**REQUIREMENT**
All the data must come back unchanged, except that pictures are left out.

┌──

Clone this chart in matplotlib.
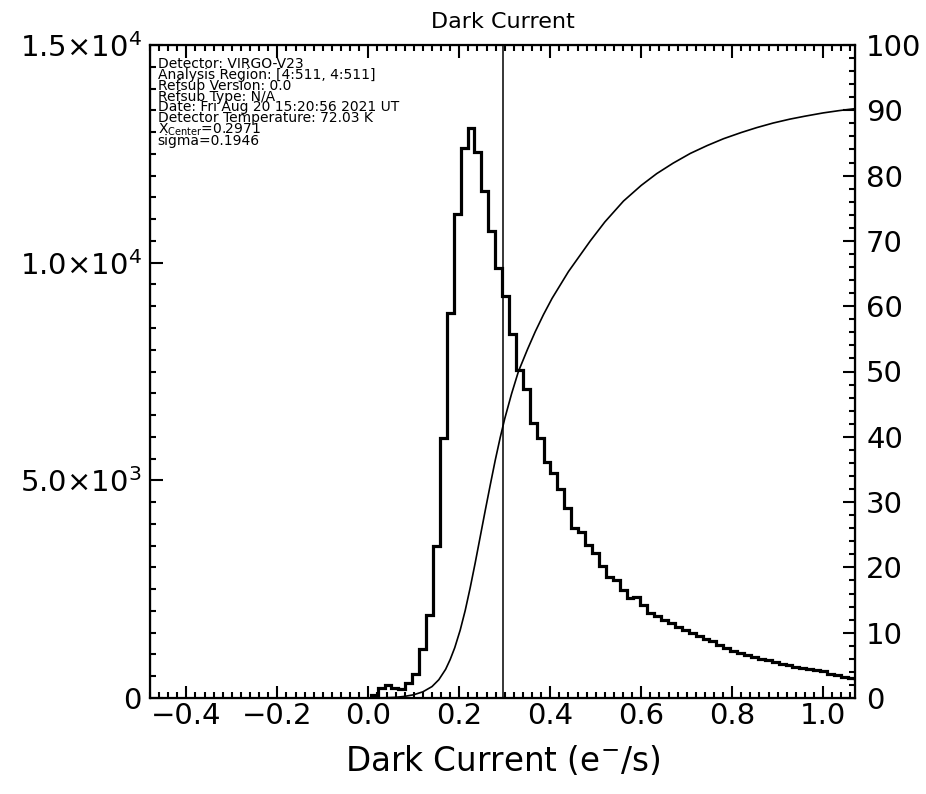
import numpy as np
import matplotlib
matplotlib.use("Agg")
import matplotlib.pyplot as plt
from matplotlib.ticker import MultipleLocator, FixedLocator, FixedFormatter

# histogram of dark current (e-/s), bin width 0.0152 starting at 0.0053
bin_start = 0.0053
bin_width = 0.0152
counts = [80, 230, 300, 230, 200, 337, 560, 1118, 1906, 3491,
          5965, 8851, 11117, 12640, 13086, 12548, 11653, 10734, 9870, 9234,
          8354, 7534, 7100, 6324, 5965, 5428, 5161, 4794, 4357, 3898,
          3820, 3514, 3324, 3030, 2786, 2700, 2480, 2300, 2320, 2136,
          1960, 1880, 1790, 1720, 1640, 1560, 1500, 1420, 1350, 1300,
          1220, 1150, 1090, 1040, 990, 950, 900, 870, 830, 780,
          760, 720, 690, 660, 640, 610, 560, 530, 490, 450, 430]

# cumulative percentage of pixels
cdf_x = [-0.48, 0.03, 0.06, 0.08, 0.10, 0.12, 0.14, 0.155, 0.17, 0.18,
         0.19, 0.202, 0.213, 0.224, 0.235, 0.246, 0.257, 0.268, 0.279, 0.290,
         0.30, 0.315, 0.33, 0.35, 0.367, 0.385, 0.404, 0.44, 0.488, 0.52,
         0.561, 0.6, 0.634, 0.67, 0.708, 0.745, 0.781, 0.82, 0.854, 0.89,
         0.927, 0.96, 1.0, 1.035, 1.07]
cdf_pct = [0, 0.02, 0.1, 0.25, 0.5, 0.95, 1.75, 2.8, 4.4, 5.9,
           7.7, 10.4, 13.4, 16.9, 20.7, 24.7, 28.7, 32.6, 36.4, 39.9,
           42.8, 46.6, 50.0, 53.4, 56.1, 58.7, 61.2, 65.3, 70.0, 72.9,
           76.1, 78.5, 80.3, 81.9, 83.4, 84.6, 85.65, 86.6, 87.35, 88.05,
           88.65, 89.1, 89.6, 89.95, 90.25]

x_center = 0.2971
sigma = 0.1946

info_lines = [
    "Detector: VIRGO-V23",
    "Analysis Region: [4:511, 4:511]",
    "Refsub Version: 0.0",
    "Refsub Type: N/A",
    "Date: Fri Aug 20 15:20:56 2021 UT",
    "Detector Temperature: 72.03 K",
    r"X$_{\rm Center}$=%.4f" % x_center,
    "sigma=%.4f" % sigma,
]

left_ticks = [0, 5000, 10000, 15000]
left_labels = ["0", r"5.0$\times$10$^3$", r"1.0$\times$10$^4$", r"1.5$\times$10$^4$"]

W, H = 926, 794
fig = plt.figure(figsize=(W / 100, H / 100), dpi=100)
ax = fig.add_axes([150 / W, 1 - 698 / H, 705 / W, 653 / H])

edges = bin_start + bin_width * np.arange(len(counts) + 1)
ax.stairs(counts, edges, color="black", linewidth=2.3, baseline=0)
ax.axvline(x_center, color="black", linewidth=1.1)

ax.set_xlim(-0.48, 1.07)
ax.set_ylim(0, 15000)
ax.xaxis.set_major_locator(MultipleLocator(0.2))
ax.xaxis.set_minor_locator(MultipleLocator(0.02))
ax.yaxis.set_major_locator(FixedLocator(left_ticks))
ax.yaxis.set_major_formatter(FixedFormatter(left_labels))
ax.yaxis.set_minor_locator(MultipleLocator(500))
ax.tick_params(axis="x", which="both", direction="in", top=True, labelsize=21, pad=3)
ax.tick_params(axis="y", which="both", direction="in", right=False, labelsize=21, pad=6)
ax.tick_params(which="major", length=9, width=1.5)
ax.tick_params(which="minor", length=4.5, width=1.5)
for s in ax.spines.values():
    s.set_linewidth(1.6)

ax2 = ax.twinx()
ax2.plot(cdf_x, cdf_pct, color="black", linewidth=1.2)
ax2.set_ylim(0, 100)
ax2.yaxis.set_major_locator(MultipleLocator(10))
ax2.yaxis.set_minor_locator(MultipleLocator(2))
ax2.tick_params(axis="y", which="both", direction="in", labelsize=21, pad=8)
ax2.tick_params(which="major", length=9, width=1.5)
ax2.tick_params(which="minor", length=4.5, width=1.5)

ax.set_title("Dark Current", fontsize=16, pad=12)
ax.set_xlabel(r"Dark Current (e$^{-}$/s)", fontsize=23.5, labelpad=10)

ax.text(0.011, 0.981, "\n".join(info_lines), transform=ax.transAxes,
        fontsize=10, va="top", ha="left", linespacing=0.7)

fig.savefig("out.png", dpi=100)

└──

**SOLUTION**
Clone this chart in matplotlib.
import numpy as np
import matplotlib
matplotlib.use("Agg")
import matplotlib.pyplot as plt
from matplotlib.ticker import MultipleLocator, FixedLocator, FixedFormatter

# histogram of dark current (e-/s), bin width 0.0152 starting at 0.0053
bin_start = 0.0053
bin_width = 0.0152
counts = [80, 230, 300, 230, 200, 337, 560, 1118, 1906, 3491,
          5965, 8851, 11117, 12640, 13086, 12548, 11653, 10734, 9870, 9234,
          8354, 7534, 7100, 6324, 5965, 5428, 5161, 4794, 4357, 3898,
          3820, 3514, 3324, 3030, 2786, 2700, 2480, 2300, 2320, 2136,
          1960, 1880, 1790, 1720, 1640, 1560, 1500, 1420, 1350, 1300,
          1220, 1150, 1090, 1040, 990, 950, 900, 870, 830, 780,
          760, 720, 690, 660, 640, 610, 560, 530, 490, 450, 430]

# cumulative percentage of pixels
cdf_x = [-0.48, 0.03, 0.06, 0.08, 0.10, 0.12, 0.14, 0.155, 0.17, 0.18,
         0.19, 0.202, 0.213, 0.224, 0.235, 0.246, 0.257, 0.268, 0.279, 0.290,
         0.30, 0.315, 0.33, 0.35, 0.367, 0.385, 0.404, 0.44, 0.488, 0.52,
         0.561, 0.6, 0.634, 0.67, 0.708, 0.745, 0.781, 0.82, 0.854, 0.89,
         0.927, 0.96, 1.0, 1.035, 1.07]
cdf_pct = [0, 0.02, 0.1, 0.25, 0.5, 0.95, 1.75, 2.8, 4.4, 5.9,
           7.7, 10.4, 13.4, 16.9, 20.7, 24.7, 28.7, 32.6, 36.4, 39.9,
           42.8, 46.6, 50.0, 53.4, 56.1, 58.7, 61.2, 65.3, 70.0, 72.9,
           76.1, 78.5, 80.3, 81.9, 83.4, 84.6, 85.65, 86.6, 87.35, 88.05,
           88.65, 89.1, 89.6, 89.95, 90.25]

x_center = 0.2971
sigma = 0.1946

info_lines = [
    "Detector: VIRGO-V23",
    "Analysis Region: [4:511, 4:511]",
    "Refsub Version: 0.0",
    "Refsub Type: N/A",
    "Date: Fri Aug 20 15:20:56 2021 UT",
    "Detector Temperature: 72.03 K",
    r"X$_{\rm Center}$=%.4f" % x_center,
    "sigma=%.4f" % sigma,
]

left_ticks = [0, 5000, 10000, 15000]
left_labels = ["0", r"5.0$\times$10$^3$", r"1.0$\times$10$^4$", r"1.5$\times$10$^4$"]

W, H = 926, 794
fig = plt.figure(figsize=(W / 100, H / 100), dpi=100)
ax = fig.add_axes([150 / W, 1 - 698 / H, 705 / W, 653 / H])

edges = bin_start + bin_width * np.arange(len(counts) + 1)
ax.stairs(counts, edges, color="black", linewidth=2.3, baseline=0)
ax.axvline(x_center, color="black", linewidth=1.1)

ax.set_xlim(-0.48, 1.07)
ax.set_ylim(0, 15000)
ax.xaxis.set_major_locator(MultipleLocator(0.2))
ax.xaxis.set_minor_locator(MultipleLocator(0.02))
ax.yaxis.set_major_locator(FixedLocator(left_ticks))
ax.yaxis.set_major_formatter(FixedFormatter(left_labels))
ax.yaxis.set_minor_locator(MultipleLocator(500))
ax.tick_params(axis="x", which="both", direction="in", top=True, labelsize=21, pad=3)
ax.tick_params(axis="y", which="both", direction="in", right=False, labelsize=21, pad=6)
ax.tick_params(which="major", length=9, width=1.5)
ax.tick_params(which="minor", length=4.5, width=1.5)
for s in ax.spines.values():
    s.set_linewidth(1.6)

ax2 = ax.twinx()
ax2.plot(cdf_x, cdf_pct, color="black", linewidth=1.2)
ax2.set_ylim(0, 100)
ax2.yaxis.set_major_locator(MultipleLocator(10))
ax2.yaxis.set_minor_locator(MultipleLocator(2))
ax2.tick_params(axis="y", which="both", direction="in", labelsize=21, pad=8)
ax2.tick_params(which="major", length=9, width=1.5)
ax2.tick_params(which="minor", length=4.5, width=1.5)

ax.set_title("Dark Current", fontsize=16, pad=12)
ax.set_xlabel(r"Dark Current (e$^{-}$/s)", fontsize=23.5, labelpad=10)

ax.text(0.011, 0.981, "\n".join(info_lines), transform=ax.transAxes,
        fontsize=10, va="top", ha="left", linespacing=0.7)

fig.savefig("out.png", dpi=100)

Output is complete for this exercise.